Which lines in the records below contain the word "standalone"? Copy each one out.
↓↓↓
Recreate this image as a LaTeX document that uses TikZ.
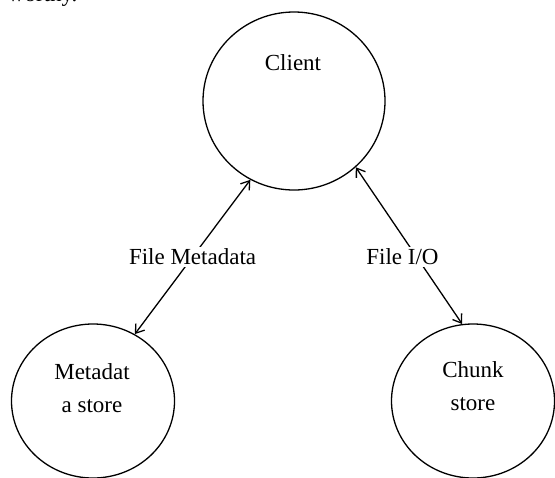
\documentclass[tikz,border=0pt]{standalone}
\usepackage{fontspec}
\setmainfont{Liberation Serif}
\usetikzlibrary{shapes.geometric,arrows.meta}

\begin{document}
\begin{tikzpicture}[x=0.5pt,y=-0.5pt,>={Straight Barb[length=4pt,width=5.5pt]},line width=0.65pt,
		store/.style={draw,ellipse,inner sep=0pt,minimum width=81.5pt,minimum height=77pt},
		txt/.style={inner sep=1pt,align=center,font=\fontsize{11.5}{16.5}\selectfont},
		lbl/.style={txt,fill=white}]
		\useasboundingbox (0,0) rectangle (555,477);
		% tail of the text line above
		\node[txt,anchor=base east] (prev) at (80,1) {worthy.};
		
		\node[store,minimum width=91pt,minimum height=89pt] (client) at (294,101) {};
		\node[store] (meta) at (93,401) {};
		\node[store] (chunk) at (473,401) {};
		
		\node[txt] (clienttxt) at (293,63) {Client};
		\node[txt] (metatxt) at (92,388) {Metadat\\a store};
		\node[txt] (chunktxt) at (473,386) {Chunk\\store};
		
		\path[<->] (meta.58) edge node[lbl] {File Metadata} (client.241);
		\path[<->] (client.313) edge node[lbl,pos=0.57,xshift=-7pt] {File I/O} (chunk.98);
\end{tikzpicture}
\end{document}
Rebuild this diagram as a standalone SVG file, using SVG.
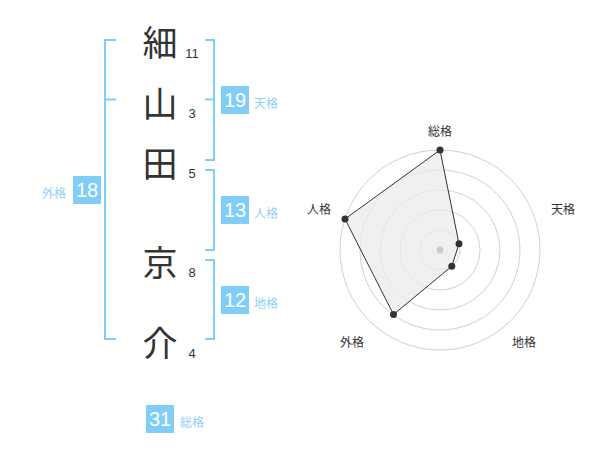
<svg xmlns="http://www.w3.org/2000/svg" width="600" height="470" viewBox="0 0 600 470">
<style>
.kanji{font-family:"Noto Sans CJK JP","Noto Sans CJK SC",sans-serif;font-size:35px;fill:#333;text-anchor:middle;dominant-baseline:central}
.num{font-family:"Liberation Sans",Arial,sans-serif;font-size:13px;fill:#333;text-anchor:middle}
.br{fill:none;stroke:#80cdf8;stroke-width:2}
.box{fill:#80cdf8}
.bt{font-family:"Liberation Sans",Arial,sans-serif;font-size:20px;fill:#fff;text-anchor:middle;dominant-baseline:central}
.lb{font-family:"Noto Sans CJK JP","Noto Sans CJK SC",sans-serif;font-size:12px;fill:#8fd0f5;dominant-baseline:central}
.ring{fill:none;stroke:#d0d0d0;stroke-width:1}
.rl{font-family:"Noto Sans CJK JP","Noto Sans CJK SC",sans-serif;font-size:12px;fill:#333;text-anchor:middle;dominant-baseline:central}
.dot{fill:#333}
</style>
<rect width="600" height="470" fill="#fff"/>
<g id="connectors">
<path class="br" d="M116,40 H105 V339 H116 M105,99.5 H116"/>
<path class="br" d="M205,40 H214 V160 H205 M214,99.5 H205"/>
<path class="br" d="M205,170 H214 V250 H205"/>
<path class="br" d="M205,260 H214 V339 H205"/>
</g>
<g id="name">
<g id="c1"><text class="kanji" x="160" y="40">細</text><text class="num" x="192" y="58">11</text></g>
<g id="c2"><text class="kanji" x="160" y="101">山</text><text class="num" x="192" y="118">3</text></g>
<g id="c3"><text class="kanji" x="160" y="161">田</text><text class="num" x="192" y="178">5</text></g>
<g id="c4"><text class="kanji" x="160" y="260">京</text><text class="num" x="192" y="277">8</text></g>
<g id="c5"><text class="kanji" x="160" y="340">介</text><text class="num" x="192" y="358">4</text></g>
</g>
<g id="tenkaku"><rect class="box" x="221" y="86" width="28" height="28"/><text class="bt" x="235" y="100">19</text><text class="lb" x="254" y="102">天格</text></g>
<g id="jinkaku"><rect class="box" x="221" y="196" width="28" height="28"/><text class="bt" x="235" y="210">13</text><text class="lb" x="254" y="212">人格</text></g>
<g id="chikaku"><rect class="box" x="221" y="286" width="28" height="28"/><text class="bt" x="235" y="300">12</text><text class="lb" x="254" y="302">地格</text></g>
<g id="gaikaku"><rect class="box" x="73" y="176" width="28" height="28"/><text class="bt" x="87" y="190">18</text><text class="lb" x="66" y="192" text-anchor="end">外格</text></g>
<g id="soukaku"><rect class="box" x="146" y="405" width="28" height="28"/><text class="bt" x="160" y="419">31</text><text class="lb" x="180" y="421">総格</text></g>
<g id="radar">
<circle class="ring" cx="440" cy="250" r="20"/>
<circle class="ring" cx="440" cy="250" r="40"/>
<circle class="ring" cx="440" cy="250" r="60"/>
<circle class="ring" cx="440" cy="250" r="80"/>
<circle class="ring" cx="440" cy="250" r="100"/>
<polygon points="440,150 459,243.8 451.8,266.2 393.5,314.5 345,219" fill="#ebebeb" fill-opacity="0.75" stroke="#333" stroke-width="1"/>
<circle cx="440" cy="250" r="3.5" fill="#ccc"/>
<circle class="dot" cx="440" cy="150" r="3.5"/>
<circle class="dot" cx="459" cy="243.8" r="3.5"/>
<circle class="dot" cx="451.8" cy="266.2" r="3.5"/>
<circle class="dot" cx="393.5" cy="314.5" r="3.5"/>
<circle class="dot" cx="345" cy="219" r="3.5"/>
<text class="rl" x="440" y="130">総格</text>
<text class="rl" x="563" y="208">天格</text>
<text class="rl" x="524" y="341">地格</text>
<text class="rl" x="352" y="341">外格</text>
<text class="rl" x="319" y="208">人格</text>
</g>
</svg>
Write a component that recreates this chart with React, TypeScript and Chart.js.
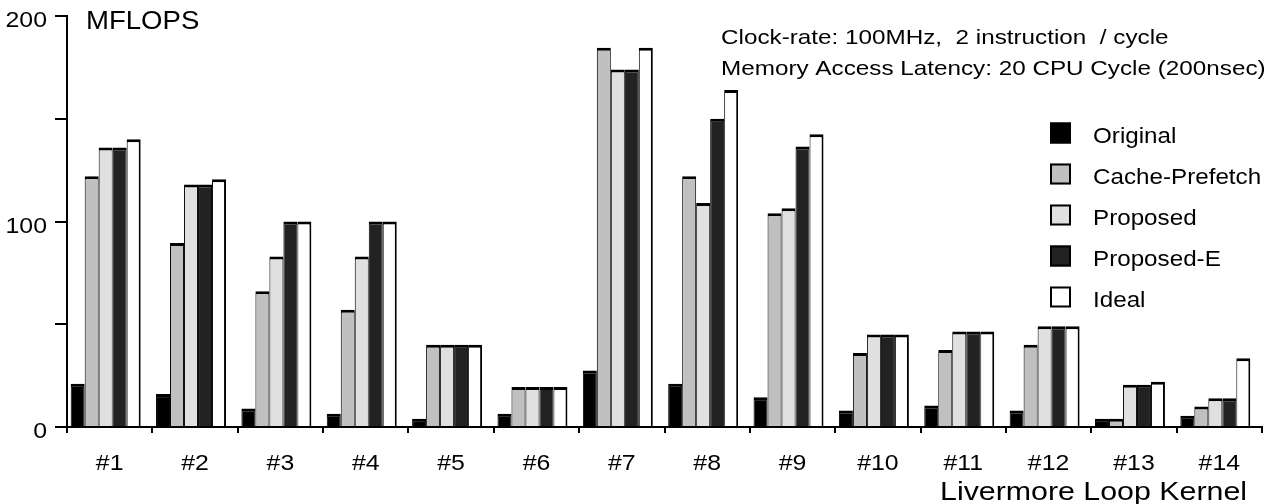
import { useEffect, useRef } from 'react';
import { Chart, registerables } from 'chart.js';

Chart.register(...registerables);

const CATEGORIES = ['#1', '#2', '#3', '#4', '#5', '#6', '#7', '#8', '#9', '#10', '#11', '#12', '#13', '#14'];
const SERIES_NAMES = ['Original', 'Cache-Prefetch', 'Proposed', 'Proposed-E', 'Ideal'];
const ORIGINAL = [21, 16, 9, 6.5, 4, 6.5, 27.5, 21, 14.5, 8, 10.5, 8, 4, 5.5];
const CACHE_PREFETCH = [122, 89.5, 66, 57, 40, 19.5, 184.5, 122, 104, 36, 37.5, 40, 4, 10];
const PROPOSED = [136, 118, 83, 83, 40, 19.5, 174, 109, 106.5, 45, 46.5, 49, 20.5, 14];
const PROPOSED_E = [136, 118, 100, 100, 40, 19.5, 174, 150, 136.5, 45, 46.5, 49, 20.5, 14];
const IDEAL = [140, 120.5, 100, 100, 40, 19.5, 184.5, 164, 142.5, 45, 46.5, 49, 22, 33.5];
const SERIES_COLORS = ['#000000', '#c0c0c0', '#e0e0e0', '#222222', '#ffffff'];
const Y_TICK_LABELS = [0, 100, 200];
const Y_UNIT = 'MFLOPS';
const X_TITLE = 'Livermore Loop Kernel';
const ANNOTATION_LINES = [
  'Clock-rate: 100MHz,  2 instruction  / cycle',
  'Memory Access Latency: 20 CPU Cycle (200nsec)',
];

const FONT = '"Liberation Sans", Arial, Helvetica, sans-serif';

function drawText(
  ctx: CanvasRenderingContext2D,
  text: string,
  x: number,
  y: number,
  size: number,
  align: CanvasTextAlign,
  sx: number
) {
  ctx.save();
  ctx.font = `${size}px ${FONT}`;
  ctx.textAlign = align;
  ctx.textBaseline = 'alphabetic';
  ctx.fillStyle = '#000';
  ctx.translate(x, y);
  ctx.scale(sx, 1);
  ctx.fillText(text, 0, 0);
  ctx.restore();
}

const shiftPlugin = {
  id: 'barShift',
  beforeDatasetsDraw(chart: any) {
    chart.ctx.save();
    chart.ctx.translate(-4, 0);
  },
  afterDatasetsDraw(chart: any) {
    chart.ctx.restore();
  },
};

const textPlugin = {
  id: 'customText',
  afterDraw(chart: any) {
    const ctx: CanvasRenderingContext2D = chart.ctx;
    const xs = chart.scales.x;
    const ys = chart.scales.y;
    Y_TICK_LABELS.forEach((v) => {
      drawText(ctx, String(v), 47, ys.getPixelForValue(v) + 11, 22, 'right', 1.13);
    });
    CATEGORIES.forEach((c, i) => {
      drawText(ctx, c, xs.getPixelForValue(i), 470, 22, 'center', 1.13);
    });
    drawText(ctx, X_TITLE, 1247, 500, 25.5, 'right', 1.19);
    drawText(ctx, Y_UNIT, 86, 29, 26, 'left', 1.06);
    ANNOTATION_LINES.forEach((line, i) => {
      drawText(ctx, line, 721, 43.5 + i * 31.7, 21, 'left', 1.155);
    });
    chart.data.datasets.forEach((ds: any, i: number) => {
      const top = 122.5 + i * 41;
      ctx.save();
      ctx.fillStyle = ds.backgroundColor;
      ctx.fillRect(1050, top, 21, 21);
      ctx.strokeStyle = '#000';
      ctx.lineWidth = 2;
      ctx.strokeRect(1051, top + 1, 19, 19);
      ctx.restore();
      drawText(ctx, ds.label, 1093, top + 20, 22, 'left', 1.1);
    });
  },
};

export default function App() {
  const ref = useRef<HTMLCanvasElement>(null);

  useEffect(() => {
    const seriesValues = [ORIGINAL, CACHE_PREFETCH, PROPOSED, PROPOSED_E, IDEAL];
    const chart = new Chart(ref.current as HTMLCanvasElement, {
      type: 'bar',
      data: {
        labels: CATEGORIES,
        datasets: SERIES_NAMES.map((name, i) => ({
          label: name,
          data: seriesValues[i],
          backgroundColor: SERIES_COLORS[i],
          borderColor: '#000',
          borderWidth: { top: 3, left: 1, right: i === 4 ? 2 : 1, bottom: 0 },
          borderSkipped: 'bottom',
          categoryPercentage: 0.82,
          barPercentage: 1,
        })),
      },
      options: {
        animation: false,
        responsive: false,
        maintainAspectRatio: false,
        devicePixelRatio: 1,
        layout: { padding: { top: 16, right: 9, left: 0, bottom: 0 } },
        plugins: {
          legend: { display: false },
          tooltip: { enabled: false },
        },
        scales: {
          x: {
            type: 'category',
            offset: true,
            grid: {
              offset: true,
              drawOnChartArea: false,
              drawTicks: true,
              tickLength: 6,
              lineWidth: 2,
              color: '#000',
            },
            border: { display: true, width: 2, color: '#000' },
            ticks: { display: false },
            afterFit: (s: any) => {
              s.height = 77;
            },
          },
          y: {
            min: 0,
            max: 200,
            ticks: { stepSize: 50, display: false },
            grid: {
              drawOnChartArea: false,
              drawTicks: true,
              tickLength: 12,
              lineWidth: 2,
              color: '#000',
            },
            border: { display: true, width: 2, color: '#000' },
            afterFit: (s: any) => {
              s.width = 67;
            },
          },
        },
      } as any,
      plugins: [shiftPlugin, textPlugin],
    });
    return () => chart.destroy();
  }, []);

  return (
    <div style={{ position: 'absolute', left: 0, top: 0, width: 1271, height: 504, background: '#fff' }}>
      <canvas ref={ref} width={1271} height={504} style={{ display: 'block', width: 1271, height: 504 }} />
    </div>
  );
}
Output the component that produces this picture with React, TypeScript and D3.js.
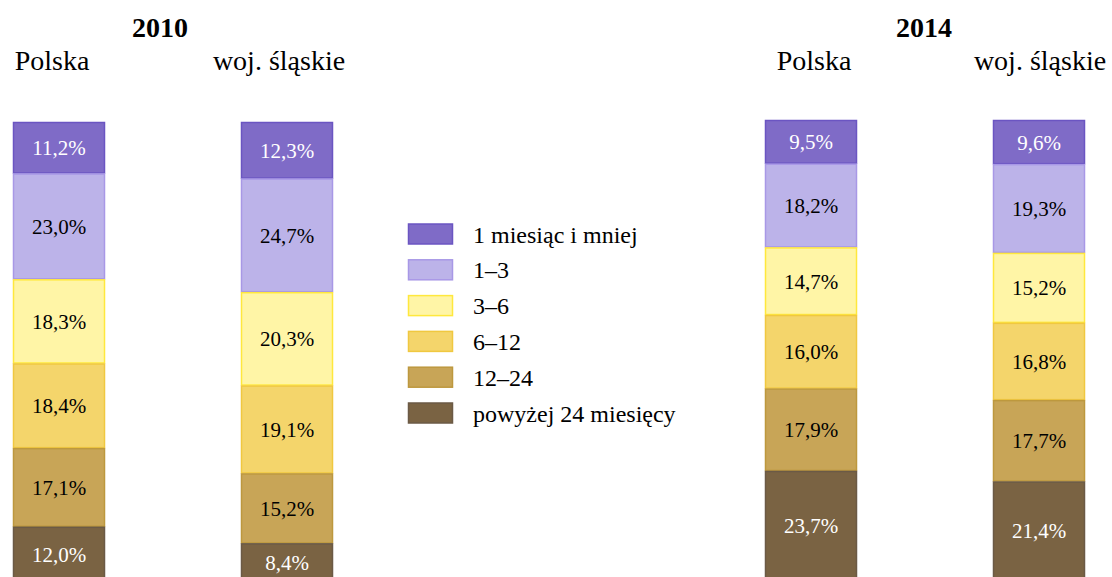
↑↑↑
Finished exercise
\documentclass[tikz,border=0pt]{standalone}
Rebuild this diagram as a standalone SVG file, using SVG.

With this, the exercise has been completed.